### Work required
Each line below must be set down exactly; omit any image you find.

### Material provided
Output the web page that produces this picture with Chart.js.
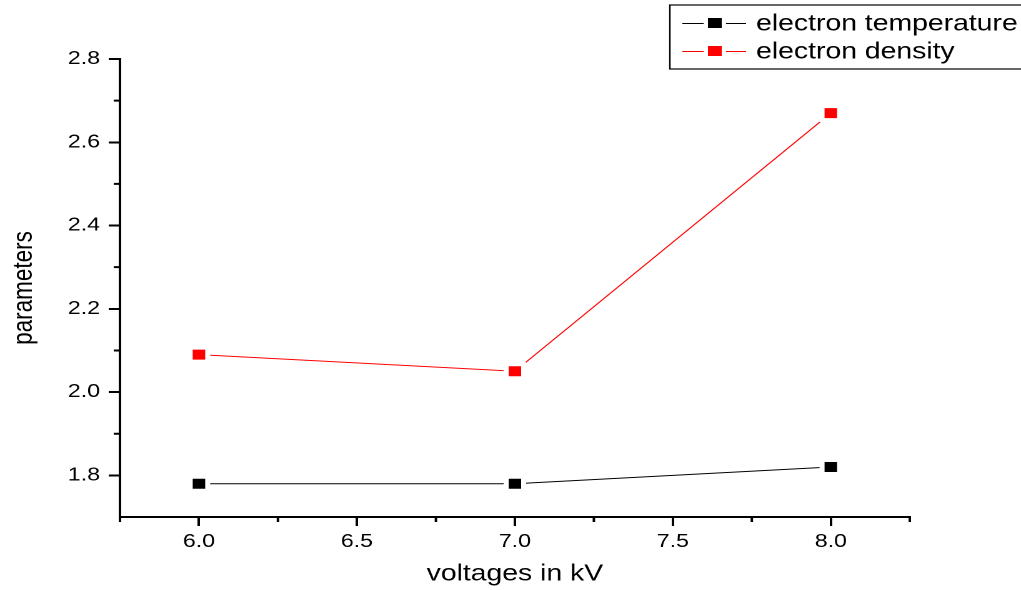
<!DOCTYPE html>
<html>
<head>
<meta charset="utf-8">
<script src="https://cdn.jsdelivr.net/npm/chart.js@4/dist/chart.umd.min.js"></script>
<style>
    html, body { margin: 0; padding: 0; background: #fff; overflow: hidden; }
    #wrap { width: 817px; height: 590px; transform: scaleX(1.2497); transform-origin: 0 0; }
</style>
</head>
<body>
<div id="wrap"><canvas id="chart" width="817" height="590"></canvas></div>
<script>
const voltages = [6.0, 7.0, 8.0];
const electronTemperature = [1.78, 1.78, 1.82];
const electronDensity = [2.09, 2.05, 2.67];

const xTicks = [6.0, 6.5, 7.0, 7.5, 8.0];
const xMinorTicks = [5.75, 6.25, 6.75, 7.25, 7.75, 8.25];
const yTicks = [1.8, 2.0, 2.2, 2.4, 2.6, 2.8];
const yMinorTicks = [1.9, 2.1, 2.3, 2.5, 2.7];

const seriesNames = ['electron temperature', 'electron density'];
const seriesColors = ['#000000', '#ff0000'];

const FONT = "'Liberation Sans', Arial, sans-serif";

function toPoints(ys) {
    return voltages.map((v, i) => ({ x: v, y: ys[i] }));
}

// minor ticks + legend box drawn on top
const extrasPlugin = {
    id: 'extras',
    afterDraw(chart) {
        const ctx = chart.ctx;
        const area = chart.chartArea;
        const xs = chart.scales.x;
        const ys = chart.scales.y;
        ctx.save();
        ctx.strokeStyle = '#000';
        ctx.lineWidth = 2;
        ctx.beginPath();
        yMinorTicks.forEach(v => {
            const py = ys.getPixelForValue(v);
            ctx.moveTo(area.left - 5, py);
            ctx.lineTo(area.left, py);
        });
        xMinorTicks.forEach(v => {
            const px = xs.getPixelForValue(v);
            ctx.moveTo(px, area.bottom);
            ctx.lineTo(px, area.bottom + 5);
        });
        ctx.stroke();

        // legend
        ctx.lineWidth = 1.2;
        ctx.strokeStyle = '#000';
        ctx.strokeRect(536, 5, 300, 64);
        const rows = [23, 51];
        ctx.font = '22.7px ' + FONT;
        ctx.textBaseline = 'middle';
        ctx.textAlign = 'left';
        rows.forEach((ry, i) => {
            ctx.strokeStyle = seriesColors[i];
            ctx.fillStyle = seriesColors[i];
            ctx.lineWidth = 1;
            ctx.beginPath();
            ctx.moveTo(546, ry + 0.5);
            ctx.lineTo(563, ry + 0.5);
            ctx.moveTo(581, ry + 0.5);
            ctx.lineTo(597, ry + 0.5);
            ctx.stroke();
            ctx.fillRect(566.5, ry - 5, 11, 10);
            ctx.fillStyle = '#000';
            ctx.fillText(seriesNames[i], 605, ry + 1);
        });
        ctx.restore();
    }
};

const datasetStyle = (color) => ({
    borderColor: color,
    backgroundColor: color,
    borderWidth: 1,
    pointStyle: 'rect',
    pointRadius: 9.9,
    pointHoverRadius: 9.9,
    pointBackgroundColor: color,
    pointBorderColor: '#ffffff',
    pointBorderWidth: 4,
    tension: 0
});

new Chart(document.getElementById('chart'), {
    type: 'line',
    data: {
        datasets: [
            Object.assign({ label: seriesNames[0], data: toPoints(electronTemperature) }, datasetStyle(seriesColors[0])),
            Object.assign({ label: seriesNames[1], data: toPoints(electronDensity) }, datasetStyle(seriesColors[1]))
        ]
    },
    options: {
        responsive: false,
        devicePixelRatio: 2,
        animation: false,
        layout: { padding: { top: 59, right: 89, left: 0, bottom: 0 } },
        plugins: {
            legend: { display: false },
            tooltip: { enabled: false }
        },
        scales: {
            x: {
                type: 'linear',
                min: 5.75,
                max: 8.25,
                afterBuildTicks: s => { s.ticks = xTicks.map(v => ({ value: v })); },
                afterFit: s => { s.height = 73; },
                grid: { drawOnChartArea: false, drawTicks: true, tickLength: 9, color: '#000', lineWidth: 2 },
                border: { display: true, color: '#000', width: 2 },
                ticks: {
                    color: '#000',
                    padding: 5,
                    maxRotation: 0,
                    font: { family: FONT, size: 18.5 },
                    callback: v => Number(v).toFixed(1)
                },
                title: {
                    display: true,
                    text: 'voltages in kV',
                    color: '#000',
                    font: { family: FONT, size: 22.7 },
                    padding: { top: 0, bottom: 2 }
                }
            },
            y: {
                type: 'linear',
                min: 1.7,
                max: 2.8,
                afterBuildTicks: s => { s.ticks = yTicks.map(v => ({ value: v })); },
                afterFit: s => { s.width = 96; },
                grid: { drawOnChartArea: false, drawTicks: true, tickLength: 9, color: '#000', lineWidth: 2 },
                border: { display: true, color: '#000', width: 2 },
                ticks: {
                    color: '#000',
                    padding: 7,
                    font: { family: FONT, size: 18.5 },
                    callback: v => Number(v).toFixed(1)
                },
                title: {
                    display: true,
                    text: 'parameters',
                    color: '#000',
                    font: { family: FONT, size: 22.5 },
                    padding: { top: 6, bottom: 0 }
                }
            }
        }
    },
    plugins: [extrasPlugin]
});
</script>
</body>
</html>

### Output
Output the web page that produces this picture with Chart.js.
<!DOCTYPE html>
<html>
<head>
<meta charset="utf-8">
<script src="https://cdn.jsdelivr.net/npm/chart.js@4/dist/chart.umd.min.js"></script>
<style>
    html, body { margin: 0; padding: 0; background: #fff; overflow: hidden; }
    #wrap { width: 817px; height: 590px; transform: scaleX(1.2497); transform-origin: 0 0; }
</style>
</head>
<body>
<div id="wrap"><canvas id="chart" width="817" height="590"></canvas></div>
<script>
const voltages = [6.0, 7.0, 8.0];
const electronTemperature = [1.78, 1.78, 1.82];
const electronDensity = [2.09, 2.05, 2.67];

const xTicks = [6.0, 6.5, 7.0, 7.5, 8.0];
const xMinorTicks = [5.75, 6.25, 6.75, 7.25, 7.75, 8.25];
const yTicks = [1.8, 2.0, 2.2, 2.4, 2.6, 2.8];
const yMinorTicks = [1.9, 2.1, 2.3, 2.5, 2.7];

const seriesNames = ['electron temperature', 'electron density'];
const seriesColors = ['#000000', '#ff0000'];

const FONT = "'Liberation Sans', Arial, sans-serif";

function toPoints(ys) {
    return voltages.map((v, i) => ({ x: v, y: ys[i] }));
}

// minor ticks + legend box drawn on top
const extrasPlugin = {
    id: 'extras',
    afterDraw(chart) {
        const ctx = chart.ctx;
        const area = chart.chartArea;
        const xs = chart.scales.x;
        const ys = chart.scales.y;
        ctx.save();
        ctx.strokeStyle = '#000';
        ctx.lineWidth = 2;
        ctx.beginPath();
        yMinorTicks.forEach(v => {
            const py = ys.getPixelForValue(v);
            ctx.moveTo(area.left - 5, py);
            ctx.lineTo(area.left, py);
        });
        xMinorTicks.forEach(v => {
            const px = xs.getPixelForValue(v);
            ctx.moveTo(px, area.bottom);
            ctx.lineTo(px, area.bottom + 5);
        });
        ctx.stroke();

        // legend
        ctx.lineWidth = 1.2;
        ctx.strokeStyle = '#000';
        ctx.strokeRect(536, 5, 300, 64);
        const rows = [23, 51];
        ctx.font = '22.7px ' + FONT;
        ctx.textBaseline = 'middle';
        ctx.textAlign = 'left';
        rows.forEach((ry, i) => {
            ctx.strokeStyle = seriesColors[i];
            ctx.fillStyle = seriesColors[i];
            ctx.lineWidth = 1;
            ctx.beginPath();
            ctx.moveTo(546, ry + 0.5);
            ctx.lineTo(563, ry + 0.5);
            ctx.moveTo(581, ry + 0.5);
            ctx.lineTo(597, ry + 0.5);
            ctx.stroke();
            ctx.fillRect(566.5, ry - 5, 11, 10);
            ctx.fillStyle = '#000';
            ctx.fillText(seriesNames[i], 605, ry + 1);
        });
        ctx.restore();
    }
};

const datasetStyle = (color) => ({
    borderColor: color,
    backgroundColor: color,
    borderWidth: 1,
    pointStyle: 'rect',
    pointRadius: 9.9,
    pointHoverRadius: 9.9,
    pointBackgroundColor: color,
    pointBorderColor: '#ffffff',
    pointBorderWidth: 4,
    tension: 0
});

new Chart(document.getElementById('chart'), {
    type: 'line',
    data: {
        datasets: [
            Object.assign({ label: seriesNames[0], data: toPoints(electronTemperature) }, datasetStyle(seriesColors[0])),
            Object.assign({ label: seriesNames[1], data: toPoints(electronDensity) }, datasetStyle(seriesColors[1]))
        ]
    },
    options: {
        responsive: false,
        devicePixelRatio: 2,
        animation: false,
        layout: { padding: { top: 59, right: 89, left: 0, bottom: 0 } },
        plugins: {
            legend: { display: false },
            tooltip: { enabled: false }
        },
        scales: {
            x: {
                type: 'linear',
                min: 5.75,
                max: 8.25,
                afterBuildTicks: s => { s.ticks = xTicks.map(v => ({ value: v })); },
                afterFit: s => { s.height = 73; },
                grid: { drawOnChartArea: false, drawTicks: true, tickLength: 9, color: '#000', lineWidth: 2 },
                border: { display: true, color: '#000', width: 2 },
                ticks: {
                    color: '#000',
                    padding: 5,
                    maxRotation: 0,
                    font: { family: FONT, size: 18.5 },
                    callback: v => Number(v).toFixed(1)
                },
                title: {
                    display: true,
                    text: 'voltages in kV',
                    color: '#000',
                    font: { family: FONT, size: 22.7 },
                    padding: { top: 0, bottom: 2 }
                }
            },
            y: {
                type: 'linear',
                min: 1.7,
                max: 2.8,
                afterBuildTicks: s => { s.ticks = yTicks.map(v => ({ value: v })); },
                afterFit: s => { s.width = 96; },
                grid: { drawOnChartArea: false, drawTicks: true, tickLength: 9, color: '#000', lineWidth: 2 },
                border: { display: true, color: '#000', width: 2 },
                ticks: {
                    color: '#000',
                    padding: 7,
                    font: { family: FONT, size: 18.5 },
                    callback: v => Number(v).toFixed(1)
                },
                title: {
                    display: true,
                    text: 'parameters',
                    color: '#000',
                    font: { family: FONT, size: 22.5 },
                    padding: { top: 6, bottom: 0 }
                }
            }
        }
    },
    plugins: [extrasPlugin]
});
</script>
</body>
</html>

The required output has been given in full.